On February 7, 2009, the Duke men's basketball team pulled off an astounding comeback against the University of Miami Hurricanes, rallying from sixteen points down in the second half. The Blue Devils went on to win by three in an overtime nail biter.
Four days later, the game was still on the minds of many fans. They were on the Duke Basketball Report website offering their reflections and getting ready for that night's showdown with the Tar Heels. But one of the DBR's message boards was alive with debate over a topic that had nothing to do with the game—one that, over the years, has aroused curiosity and, at times, triggered heated debate among Duke students, alumni, visitors, and fans: What color, exactly, is Duke blue?
An alumnus from the Class of '88 wondered: "Was the school's color always royal blue?" He recalled that the uniforms were darker in the past. "Was this a gradual shift? Was there a particular year when the color became lighter or was that a gradual migration?"
The daughter of two Duke alumni chimed in: "My mother attended Duke in the 60s. Everything she has is navy and white. Seems to me navy is the official Duke blue."
"I graduated in '65," wrote another poster. "I just look at my letter sweater. royal blue, it ain't." Another named KBCrazie issued a call to action: "I feel that all this color diversity defeats the notion that there's a 'Duke Blue.' "
In fact, there is an official Duke blue: It is designated No. 287 in the Pantone Matching System (PMS), a set of standards for graphic designers and printers to ensure consistent color reproduction. Still, the confusion is understandable. Achieving that color (darker than royal, lighter than navy) depends on a variety of factors often difficult to control, including the vagaries of material (fabric, paper, plastic, LCD), cost, and manufacturer. University officials, from the athletics department to the president's office, go through a complicated and inherently imperfect process whenever they choose the color of a T-shirt, bumper sticker, mug, athletic uniform, campus sign, logo for the annual report, or one of the thousands of items sewn, printed, painted, and published every year.

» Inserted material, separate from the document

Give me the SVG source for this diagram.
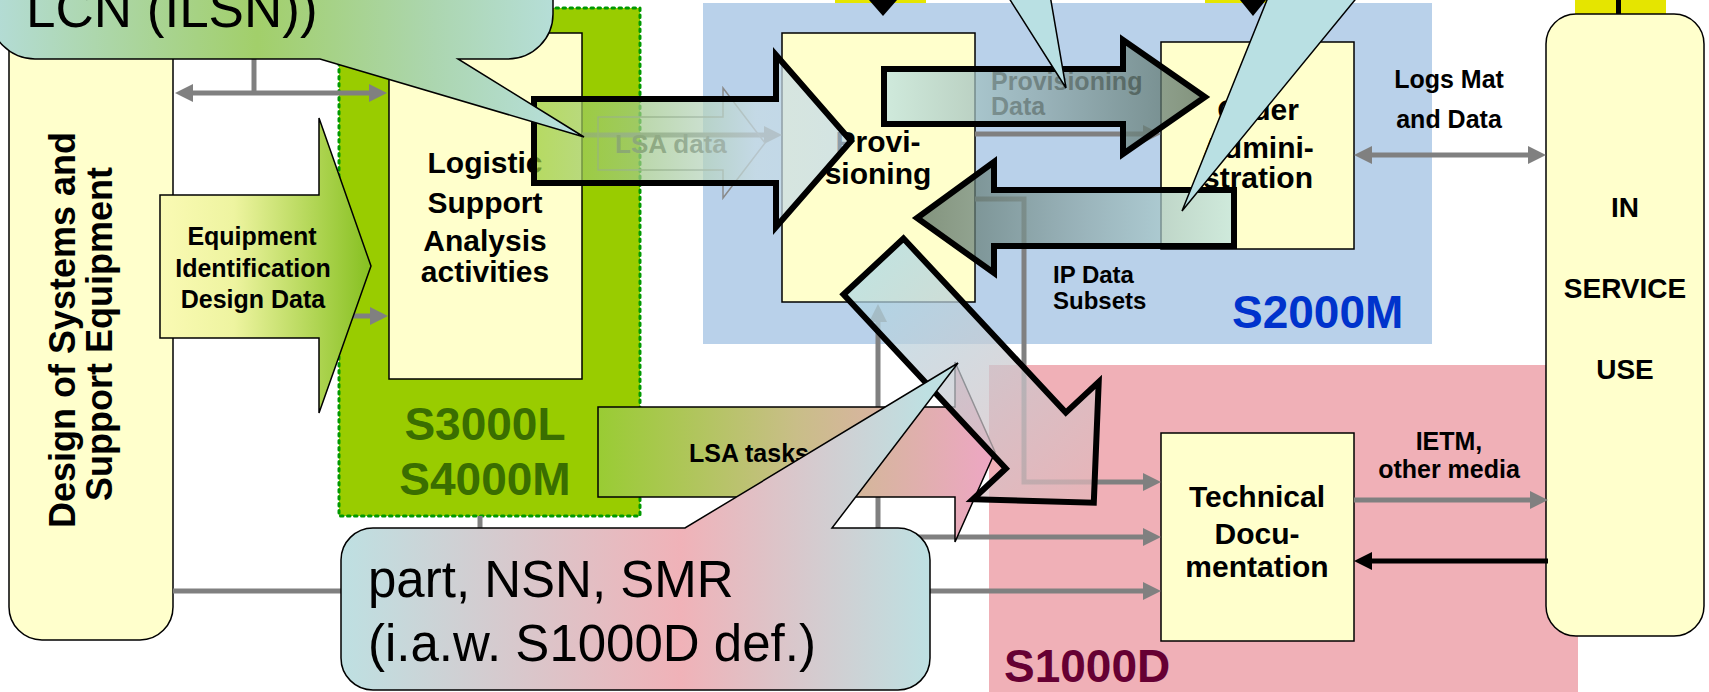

Coaches work within the contractual agreements made with sponsoring apparel firms. Different fabrics require different dyes, and manufacturers try to keep their costs low by offering buyers only a set palette of color choices. Painters must pick and choose from a set of color-matching systems and adjust their work accordingly. Printers and graphic designers must make decisions about readability and the time it takes for a particular color to dry.
As a result, although the administration makes an effort to oversee the color that Duke uses to represent itself—by publishing style guides, for example, and helping departments negotiate with contractors to ensure they get the colors they want—realistically, officials cannot authorize every one of the thousands of choices made every day by merchants, graphic designers, webmasters, and facilities managers.
Tallman Trask III, the university's executive vice president, looks at the Duke memorabilia—plush toys, basketball jerseys, and plaques—lining the shelves and bookcases of his Allen Building office. He notes the range of different shades represented in an accepting manner. "I'm looking right there, and I see eight colors of Duke blue," he says.
"I like to remind people that we do have an official color," Trask says. "Duke blue is Duke blue. That's not a choice." But, he adds, "on a list of things you worry about, it's just not up there."
Pragmatic considerations are one factor. History is another. Over the decades, the shade of blue designated as Duke's has changed because of priorities, tastes, trends, and technology. Indeed, how the university arrived at the standard color, PMS 287, is a story rooted in Randolph County, circa 1888, with Trinity College and its new president, John Franklin Crowell, a young minister who was a Yale University graduate.
Trinity's board of trustees decided to hire the twenty-nine-year-old Crowell in 1887. Within a year, the new president had introduced the relatively young sport of football—Harvard and Yale universities had played the first intercollegiate game
in 1875—and was serving as the coach. In November 1888, Trinity took the field in Raleigh against the University of North Carolina at Chapel Hill for the first athletic contest between the two institutions.
The Carolina side wore light-blue uniforms for the first time in history, and Trinity players wore an approximation of Yale blue—a grayish dark blue—chosen by the student body to honor their coach and president. According to The Trinity Archive, a cheer arose among the Trinity faithful at the game's close (Trinity won, 16-0), in answer to the Carolina cheer, which "literally woke Raleigh up" in the morning before the game. Carolina fans chanted:
Rah! Rah! Rah!
For the white and blue!
Hoop la! Hoop la!
The Trinity fans, in a move that presaged the cheeky chants of Cameron, answered:
Rah! Rah! Rah!
For the deep dark blue!
Hoop la! Hoop la!
We beat [you].
In all likelihood, football, or at least the need for distinctiveness in competitions, prompted Trinity's decision to adopt a color of its own, according to William King '61, A.M. '63, Ph.D. '70, university archivist emeritus. "The Trinity people were always called 'The Methodists.'" They didn't like that designation, he says, and so "they were always looking for a way to distinguish themselves."